Data Provider

A data provider is anybody who publishes data on Ocean protocol. The most important part is to ensure that published data are in the correct format. This is necessary so that FELT algorithms can load data and train the models. When publishing data, you can either pick a trusted Ocean provider or run your own Ocean provider. Ocean provider then runs all the computation with your data. While publishing data you can set different dataset parameters like name, description, price, etc.

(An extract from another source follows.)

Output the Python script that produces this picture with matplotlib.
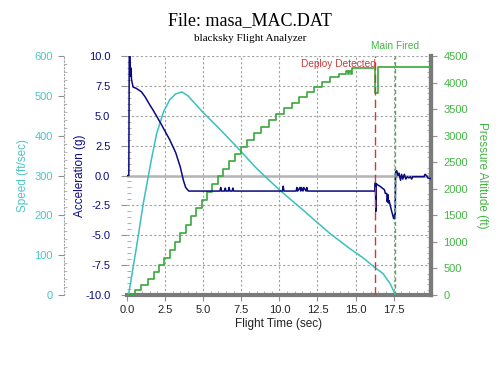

Data provider vs Ocean provider

To prevent any confusion between these two terms, the data provider is the entity owning the data. Ocean provider is code that is running on some machine. Ocean provider code interacts with Ocean smart contracts, handles the dataset purchases, and runs the computation with data.
Therefore, when data providers decide to publish data on Ocean, they must pick some Ocean provider which will manage the data access for them. Data providers can either pick some public Ocean provider or run their own instance of Ocean provider in order to reach the maximum security of the data.
Keep in mind that once you publish your data, the Ocean provider code has full access to your data. Hence you must trust the entity running the Ocean provider (you can also be the one running the Ocean provider).

Data Format

For using FELT with your own data, you will first need to have data in the correct data format. Right now, we support only CSV format. With the following rules:
  • CSV contains only numerical data
  • The last column is the target column
  • Remove header row from data
  • All datasets used during training must have the same number of columns
You can check this file house-prices-part1.csv for an example of a data file (the last column is the target column other columns are used as features).

Publishing data

Publishing data can be done through Ocean marketplace. The web application will walk you through the whole process. For more details, please read:

Approve FELT Algorithms

If you are using your data, don’t forget to allow the “Local Training — FELT” algorithm or just all published algorithms.